MHB Problem about Rodrigues' formula and Legendre polynomials

[Another1]

using Rodrigues' formula show that $$\int_{-1}^{1} \,{P}_{n}(x){P}_{n}(x)dx = \frac{2}{2n+1}$$

$${P}_{n}(x) = \frac{1}{2^nn!}\frac{d^n}{dx^n}(x^2-1)^n$$

my thoughts

$$\int_{-1}^{1} \,{P}_{n}(x){P}_{n}(x)dx = \frac{1}{2^{2n}(n!)^2}\int_{-1}^{1} \,\frac{d^n}{dx^n}(x^2-1)^n\frac{d^n}{dx^n}(x^2-1)^ndx$$

let
$$u = \frac{d^n}{dx^n}(x^2-1)^n$$ and $$du =\frac{d^{n+1}}{dx^{n+1}}(x^2-1)^ndx$$
$$dv = \frac{d^n}{dx^n}(x^2-1)^ndx$$ and $$v = \frac{d^{n-1}}{dx^{n-1}}(x^2-1)^n$$

so
$$uv=\frac{d^n}{dx^n}(x^2-1)^n\frac{d^{n-1}}{dx^{n-1}}(x^2-1)^n$$
$$-vdu=-\int_{-1}^{1} \,\frac{d^{n+1}}{dx^{n+1}}(x^2-1)^n\frac{d^{n-1}}{dx^{n-1}}(x^2-1)^ndx$$

$$uv-vdu = \frac{d^n}{dx^n}(x^2-1)^n\frac{d^{n-1}}{dx^{n-1}}(x^2-1)^n-\int_{-1}^{1} \,\frac{d^{n+1}}{dx^{n+1}}(x^2-1)^n\frac{d^{n-1}}{dx^{n-1}}(x^2-1)^ndx$$

what should I do?

 

[Sudharaka]

using Rodrigues' formula show that $$\int_{-1}^{1} \,{P}_{n}(x){P}_{n}(x)dx = \frac{2}{2n+1}$$

$${P}_{n}(x) = \frac{1}{2^nn!}\frac{d^n}{dx^n}(x^2-1)^n$$

my thoughts

$$\int_{-1}^{1} \,{P}_{n}(x){P}_{n}(x)dx = \frac{1}{2^{2n}(n!)^2}\int_{-1}^{1} \,\frac{d^n}{dx^n}(x^2-1)^n\frac{d^n}{dx^n}(x^2-1)^ndx$$

let
$$u = \frac{d^n}{dx^n}(x^2-1)^n$$ and $$du =\frac{d^{n+1}}{dx^{n+1}}(x^2-1)^ndx$$
$$dv = \frac{d^n}{dx^n}(x^2-1)^ndx$$ and $$v = \frac{d^{n-1}}{dx^{n-1}}(x^2-1)^n$$

so
$$uv=\frac{d^n}{dx^n}(x^2-1)^n\frac{d^{n-1}}{dx^{n-1}}(x^2-1)^n$$
$$-vdu=-\int_{-1}^{1} \,\frac{d^{n+1}}{dx^{n+1}}(x^2-1)^n\frac{d^{n-1}}{dx^{n-1}}(x^2-1)^ndx$$

$$uv-vdu = \frac{d^n}{dx^n}(x^2-1)^n\frac{d^{n-1}}{dx^{n-1}}(x^2-1)^n-\int_{-1}^{1} \,\frac{d^{n+1}}{dx^{n+1}}(x^2-1)^n\frac{d^{n-1}}{dx^{n-1}}(x^2-1)^ndx$$

what should I do?

Hi Another, :)

Interesting question, thanks.
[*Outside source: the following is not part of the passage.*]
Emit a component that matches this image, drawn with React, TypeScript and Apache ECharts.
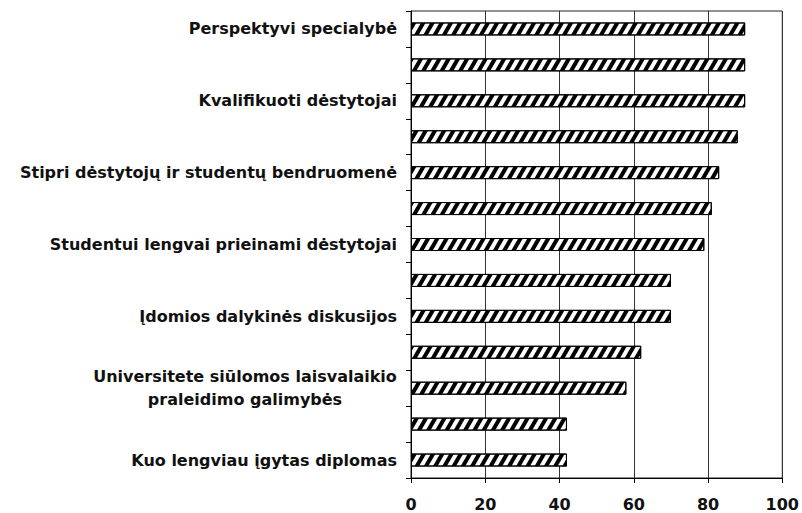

Notice that,

$${P}_{n}(x) = \frac{1}{2^nn!}\frac{d^n}{dx^n}(x^2-1)^n=\frac{(2x)n}{2^n n!}\frac{d^{n-1}}{dx^{n-1}}(x^2 - 1)^{n-1}$$

and so on and generally for a differentiation of $r$ times we get,

$${P}_{n}(x) = \frac{(2x)^{r}}{2^n (n-r)!}\frac{d^{n-r}}{dx^{n-r}}(x^2 - 1)^{n-r}$$

No substitute $r=n-1$ and see what you get. I am sure you'll be able to continue from there :)